27/10/2025

Crítica do filme: 'Delírio'


Selecionado para a Mostra de SP, Delírio é um filme pra lá de insólito – no sentido de estranhamento - que congela algumas tentativas de criar tensão, sem elementos convincentes de construção de uma narrativa que parece não sair do lugar. Jogando todas suas fichas nos detalhes e no silêncio – que não soa ensurdecedor-, e com poucos personagens, o longa-metragem vai sugerindo conflitos de forma lenta, deixando o público abraçado – ou não – pela paciência.

A partir do olhar sobre três gerações de mulheres da mesma família - com relações deterioradas ao longo do tempo e marcas do passado acompanhando suas trajetórias -, somos testemunhas de uma curiosa adição do sobrenatural em meio a conflitos mundanos. As sensações e os medos buscam ganhar forma e movimento, numa imersão com muitas pontas soltas. Ao sugerir mais do que explicar, o trabalho escrito e dirigido por Alexandra Latishev Salazar vira uma missão para pessoas com grande paciência.

A médica Elisa (Liliana Biamonte) precisa passar um tempo com a mãe já debilitada, Dinia (Anabelle Ulloa), e leva consigo Masha (Helena Calderón), sua filha. Após algumas noites com sensações estranhas e barulhos esquisitos pela casa, Elisa percebe que algo está estranho naquele lugar, tomando algumas atitudes para entender o que acontece e proteger a filha.

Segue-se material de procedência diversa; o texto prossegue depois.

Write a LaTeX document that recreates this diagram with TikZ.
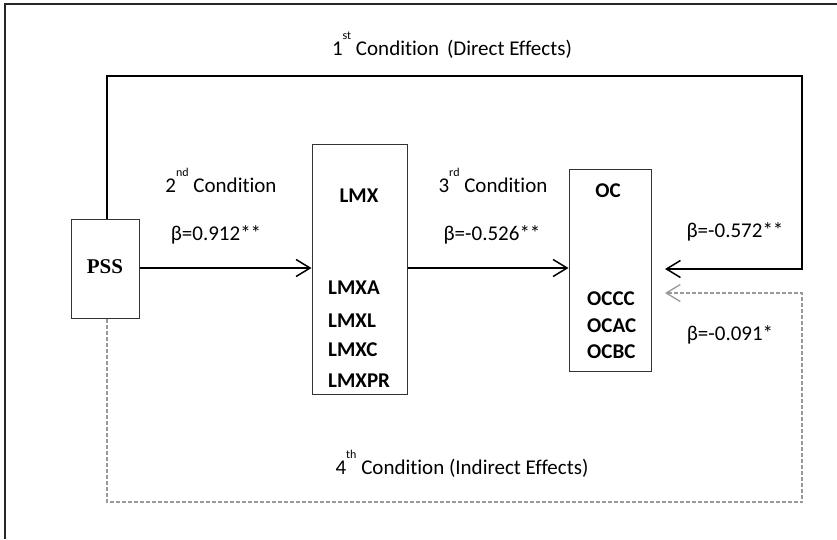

A princípio parece que há uma história interessante - o roteiro tem questões importantes para reflexões, como a falha parental, mais ligada ao afeto. Mas é impressionante como, ao tentar contá-la, tudo fica muito confuso, em uma simplicidade que até confunde. Um exemplo é quando observamos mais de perto os conflitos entre as gerações, principalmente entre Elisa e Dinia: percebemos uma mágoa profunda, algo nada detalhado expressando-se através de um discurso indireto, quase disfarçado.

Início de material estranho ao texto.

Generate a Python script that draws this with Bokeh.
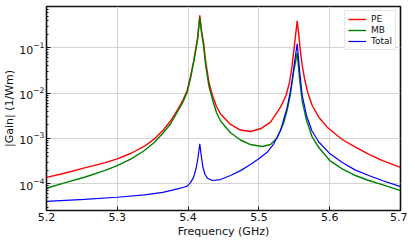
from bokeh.plotting import figure
from bokeh.models import Range1d, FixedTicker, LogTicker, Legend, LegendItem
from bokeh.embed import file_html
from bokeh.resources import INLINE

# Data (frequency in GHz, |gain| in 1/Wm)
pe_freq = [5.2000, 5.2254, 5.2537, 5.2819, 5.2999, 5.3196, 5.3384, 5.3525, 5.3643,
           5.3751, 5.3846, 5.3921, 5.3987, 5.4034, 5.4081, 5.4133, 5.4165, 5.4189,
           5.4218, 5.4246, 5.4295, 5.4345, 5.4401, 5.4458, 5.4599, 5.4740, 5.4881,
           5.5023, 5.5164, 5.5305, 5.5383, 5.5432, 5.5468, 5.5503, 5.5541, 5.5564,
           5.5588, 5.5612, 5.5644, 5.5691, 5.5753, 5.5846, 5.5965, 5.6106, 5.6199,
           5.6364, 5.6548, 5.6746, 5.7000]
pe_gain = [1.38e-4, 1.71e-4, 2.24e-4, 2.89e-4, 3.55e-4, 4.71e-4, 6.73e-4, 9.8e-4,
           1.49e-3, 2.42e-3, 4.13e-3, 6.7e-3, 1.14e-2, 2.32e-2, 5.25e-2, 0.160, 0.516,
           0.241, 0.131, 0.0525, 0.0171, 8.85e-3, 5.06e-3, 3.46e-3, 2.03e-3, 1.53e-3,
           1.42e-3, 1.63e-3, 2.28e-3, 4.89e-3, 8.85e-3, 1.71e-2, 3.87e-2, 0.118,
           0.39, 0.187, 0.080, 0.0407, 0.0207, 1.016e-2, 5.32e-3, 2.94e-3, 1.77e-3,
           1.16e-3, 9.0e-4, 6.46e-4, 4.53e-4, 3.25e-4, 2.31e-4]

mb_freq = [5.2000, 5.2254, 5.2537, 5.2819, 5.2999, 5.3196, 5.3384, 5.3525, 5.3643,
           5.3751, 5.3846, 5.3921, 5.3987, 5.4034, 5.4081, 5.4133, 5.4165, 5.4189,
           5.4218, 5.4246, 5.4295, 5.4345, 5.4401, 5.4458, 5.4599, 5.4740, 5.4881,
           5.5047, 5.5164, 5.5258, 5.5352, 5.5404, 5.5446, 5.5489, 5.5541, 5.5573,
           5.5612, 5.5672, 5.5750, 5.5846, 5.6001, 5.6177, 5.6364, 5.6552, 5.6742,
           5.7000]
mb_gain = [7.96e-5, 1.05e-4, 1.39e-4, 1.95e-4, 2.52e-4, 3.55e-4, 5.41e-4, 8.24e-4,
           1.30e-3, 2.08e-3, 3.78e-3, 6.04e-3, 1.047e-2, 2.10e-2, 4.99e-2, 0.145,
           0.474, 0.218, 0.112, 0.0428, 0.0140, 7.23e-3, 3.73e-3, 2.42e-3, 1.33e-3,
           9.23e-4, 7.33e-4, 6.62e-4, 7.33e-4, 1.02e-3, 2.24e-3, 4.57e-3, 9.66e-3,
           0.0285, 0.076, 0.0215, 6.53e-3, 2.55e-3, 1.10e-3, 6.3e-4, 3.25e-4,
           2.13e-4, 1.52e-4, 1.18e-4, 9.6e-5, 7.08e-5]

total_freq = [5.2000, 5.2537, 5.2999, 5.3384, 5.3643, 5.3836, 5.3939, 5.3987, 5.4034,
              5.4076, 5.4112, 5.4140, 5.4165, 5.4189, 5.4210, 5.4239, 5.4274, 5.4340,
              5.4458, 5.4599, 5.4740, 5.4881, 5.4999, 5.5117, 5.5210, 5.5305, 5.5400,
              5.5439, 5.5470, 5.5503, 5.5541, 5.5573, 5.5612, 5.5672, 5.5750, 5.5846,
              5.6001, 5.6177, 5.6364, 5.6552, 5.6742, 5.7000]
total_gain = [4.11e-5, 4.55e-5, 5.04e-5, 5.69e-5, 6.49e-5, 7.6e-5, 8.37e-5, 8.9e-5,
              1.06e-4, 1.37e-4, 2.17e-4, 3.79e-4, 7.6e-4, 3.79e-4, 2.28e-4, 1.6e-4,
              1.32e-4, 1.18e-4, 1.24e-4, 1.52e-4, 1.95e-4, 2.65e-4, 3.55e-4, 4.95e-4,
              7.6e-4, 1.49e-3, 4.89e-3, 9.8e-3, 0.0190, 0.0474, 0.1225, 0.0332,
              8.85e-3, 3.21e-3, 1.46e-3, 8.33e-4, 4.64e-4, 2.94e-4, 2.0e-4, 1.52e-4,
              1.18e-4, 8.67e-5]

x_ticks = [5.2, 5.3, 5.4, 5.5, 5.6, 5.7]
series_names = ["PE", "MB", "Total"]
series_colors = ["#ff0000", "#008000", "#0000ff"]

FONT = "DejaVu Sans"

p = figure(width=407, height=240, output_backend="svg", toolbar_location=None,
           y_axis_type="log",
           x_range=Range1d(5.2, 5.7), y_range=Range1d(2.575e-5, 0.81),
           min_border_left=46, min_border_right=7, min_border_top=6,
           min_border_bottom=30)

r_pe = p.line(pe_freq, pe_gain, line_color=series_colors[0], line_width=1.4)
r_mb = p.line(mb_freq, mb_gain, line_color=series_colors[1], line_width=1.4)
r_tot = p.line(total_freq, total_gain, line_color=series_colors[2], line_width=1.2)

p.outline_line_color = "#111111"
p.outline_line_width = 1.6
p.background_fill_color = "white"
p.border_fill_color = "white"

p.xaxis.ticker = FixedTicker(ticks=x_ticks)
p.yaxis.ticker = LogTicker(num_minor_ticks=10)

for ax in (p.xaxis[0], p.yaxis[0]):
    ax.axis_line_color = None
    ax.major_tick_in = 4
    ax.major_tick_out = 0
    ax.minor_tick_in = 2
    ax.minor_tick_out = 0
    ax.major_tick_line_color = "#111111"
    ax.minor_tick_line_color = "#111111"
    ax.major_label_text_font = FONT
    ax.major_label_text_font_size = "11px"
    ax.major_label_text_color = "#111111"
    ax.axis_label_text_font = FONT
    ax.axis_label_text_font_size = "11px"
    ax.axis_label_text_font_style = "normal"
    ax.axis_label_text_color = "#111111"
    ax.major_label_standoff = 2
    ax.axis_label_standoff = 0

p.xaxis.minor_tick_line_color = None
p.xaxis.major_label_standoff = 2
p.xaxis.axis_label_standoff = 1
p.xaxis.axis_label = "Frequency (GHz)"
p.yaxis.axis_label = "|Gain| (1/Wm)"

p.xgrid.grid_line_color = "#d4d4d4"
p.ygrid.grid_line_color = "#d4d4d4"
p.xgrid.grid_line_width = 1
p.ygrid.grid_line_width = 1
p.xgrid.ticker = FixedTicker(ticks=x_ticks)

legend = Legend(items=[LegendItem(label=series_names[0], renderers=[r_pe]),
                       LegendItem(label=series_names[1], renderers=[r_mb]),
                       LegendItem(label=series_names[2], renderers=[r_tot])],
                location="top_right")
legend.margin = 4
legend.padding = 3
legend.spacing = 1
legend.label_height = 10
legend.glyph_height = 10
legend.glyph_width = 18
legend.label_standoff = 5
legend.label_text_font = FONT
legend.label_text_font_size = "9px"
legend.label_text_color = "#111111"
legend.border_line_color = "#cccccc"
legend.border_line_width = 1
legend.background_fill_color = "white"
legend.background_fill_alpha = 0.9
p.add_layout(legend)

open("out.html", "w").write(file_html(p, INLINE))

Mas o ponto que mais pega é a relação da filha mais nova com um provável fantasma - uma figura representativa no âmbito familiar, marcada pela violência. Uma situação que, bem desenvolvida, poderia elevar a obra de patamar, abrindo inclusive camadas importantes que não são encontradas pela narrativa.

Em resumo, Delírio, ao abraçar a sensação, esquece-se de apresentar questões de forma mais clara e convincente, conduzindo o público para uma jornada na qual olhar o relógio é a única certeza.